Old Monster, New Tricks

Lou and Wendell are not your typical bounty hunters. Lou is a Werewolf who refuses to take a human form our of his disgust of people. Wendell is an ex-preacher with anger issues and a foul mouth. Together, the two of them try their best to catch criminals, though they’re far from good at it. Stuff, just happens. This time they’re after a pool cleaner having trouble with the IRS.

Wow! This is awesome! I didn’t think I’d get into it, but it grabbed me from the get go when Lou’s stolen car breaks down in the Arizona desert and he rants about how evil SUVs are. I also liked the scene at the bar where Wendell talks with that Navy veteran. There’s a lot of good comedy in this book and it does have it’s serious moments so perfectly executed, they don’t break up the humor or feel out-of-place.

The characters are well designed and thought out. I like how even though Lou is an ex-preacher, he still has a few religious bones in his body and it almost makes me wonder if God really cares. He is, technically a good guy trying to bring in the bad. So what if he likes his booze, swearing, and does a few questionable things at times? And Wendell seems to bear the most empathy between the two. Most notable are his reactions to the missing children on the backs of milk cartons and how he tries to talk his mark down towards the end, not being a heartless jerk like most typical bounty hunters.
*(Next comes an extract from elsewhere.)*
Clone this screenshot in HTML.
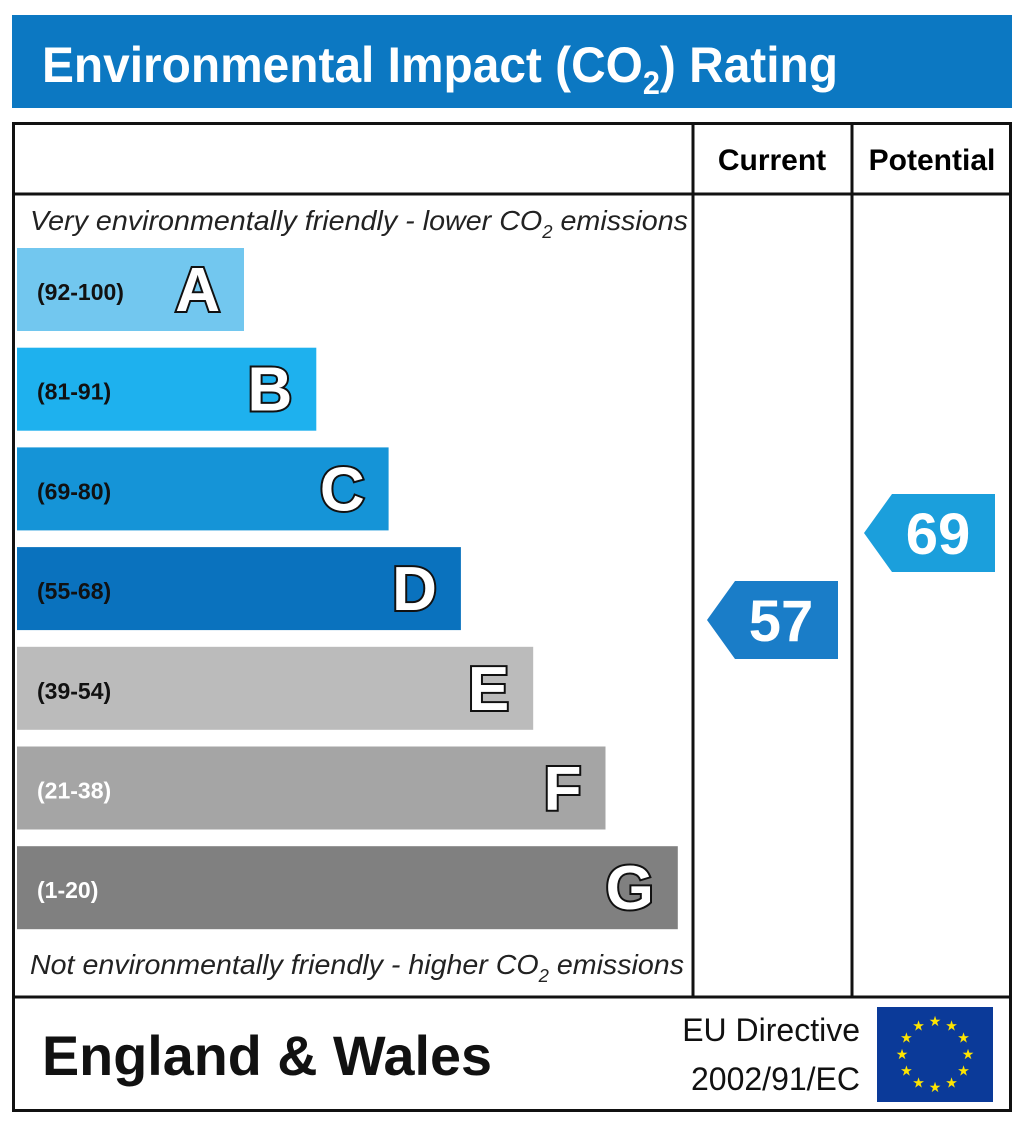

I’m really impressed with the story, actually. There’s a lot going on besides the two of them trying to make a living. There’s some colourful back story we get small glimpses of, that provide a bit more light on our heroes lives. And there’s also the mater of how they seem to fail and how it seems like bad luck is just another freak accident.

Take all this stuff I like and combine it with Diego Greco’s wonderful art and it’s guaranteed a slot on my pull list. I really can’t wait to see where the story goes, particularly this eerie, sorrowful focus on milk cartons. I also hope to learn more about our two characters pasts and what other troubles they find themselves in.

This is well on it’s way to earning a top spot on my reading list.